**Data:**
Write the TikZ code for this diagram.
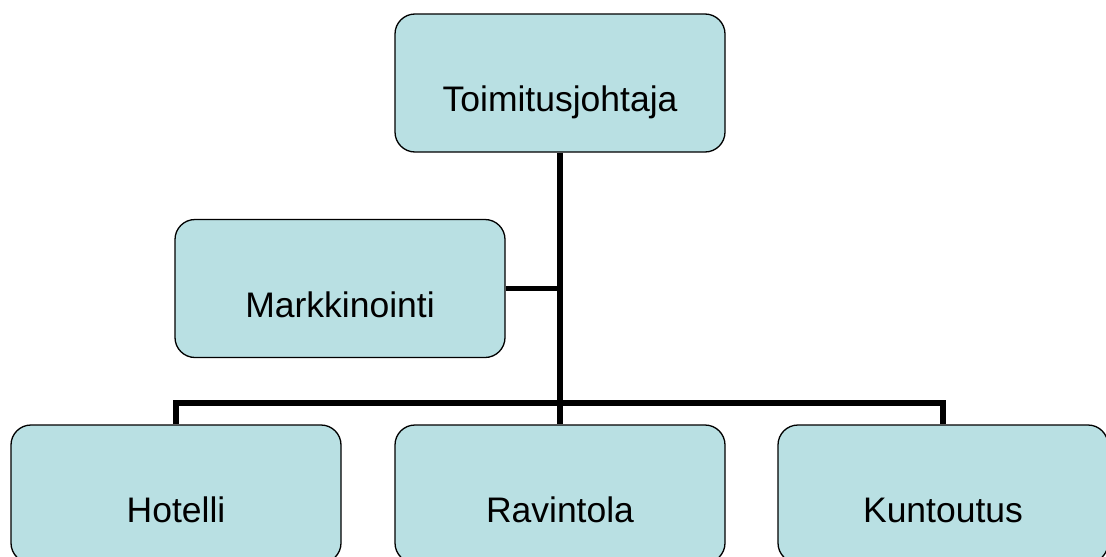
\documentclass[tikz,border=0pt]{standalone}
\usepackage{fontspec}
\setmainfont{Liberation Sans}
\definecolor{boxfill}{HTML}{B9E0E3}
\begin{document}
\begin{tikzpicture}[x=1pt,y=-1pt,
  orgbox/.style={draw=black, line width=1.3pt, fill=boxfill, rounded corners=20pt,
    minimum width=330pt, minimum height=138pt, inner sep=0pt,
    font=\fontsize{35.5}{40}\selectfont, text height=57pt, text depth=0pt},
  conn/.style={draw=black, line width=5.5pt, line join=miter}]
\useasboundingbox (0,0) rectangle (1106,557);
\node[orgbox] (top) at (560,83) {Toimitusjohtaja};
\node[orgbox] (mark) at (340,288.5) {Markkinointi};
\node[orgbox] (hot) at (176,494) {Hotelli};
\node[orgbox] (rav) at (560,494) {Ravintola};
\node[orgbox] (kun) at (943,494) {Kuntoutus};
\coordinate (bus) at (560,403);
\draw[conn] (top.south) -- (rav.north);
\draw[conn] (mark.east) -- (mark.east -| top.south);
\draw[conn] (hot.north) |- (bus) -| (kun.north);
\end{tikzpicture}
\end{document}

**Short exercise:** Skip every picture and transcribe the data above exactly.

**In response:**
Write the TikZ code for this diagram.
\documentclass[tikz,border=0pt]{standalone}
\usepackage{fontspec}
\setmainfont{Liberation Sans}
\definecolor{boxfill}{HTML}{B9E0E3}
\begin{document}
\begin{tikzpicture}[x=1pt,y=-1pt,
  orgbox/.style={draw=black, line width=1.3pt, fill=boxfill, rounded corners=20pt,
    minimum width=330pt, minimum height=138pt, inner sep=0pt,
    font=\fontsize{35.5}{40}\selectfont, text height=57pt, text depth=0pt},
  conn/.style={draw=black, line width=5.5pt, line join=miter}]
\useasboundingbox (0,0) rectangle (1106,557);
\node[orgbox] (top) at (560,83) {Toimitusjohtaja};
\node[orgbox] (mark) at (340,288.5) {Markkinointi};
\node[orgbox] (hot) at (176,494) {Hotelli};
\node[orgbox] (rav) at (560,494) {Ravintola};
\node[orgbox] (kun) at (943,494) {Kuntoutus};
\coordinate (bus) at (560,403);
\draw[conn] (top.south) -- (rav.north);
\draw[conn] (mark.east) -- (mark.east -| top.south);
\draw[conn] (hot.north) |- (bus) -| (kun.north);
\end{tikzpicture}
\end{document}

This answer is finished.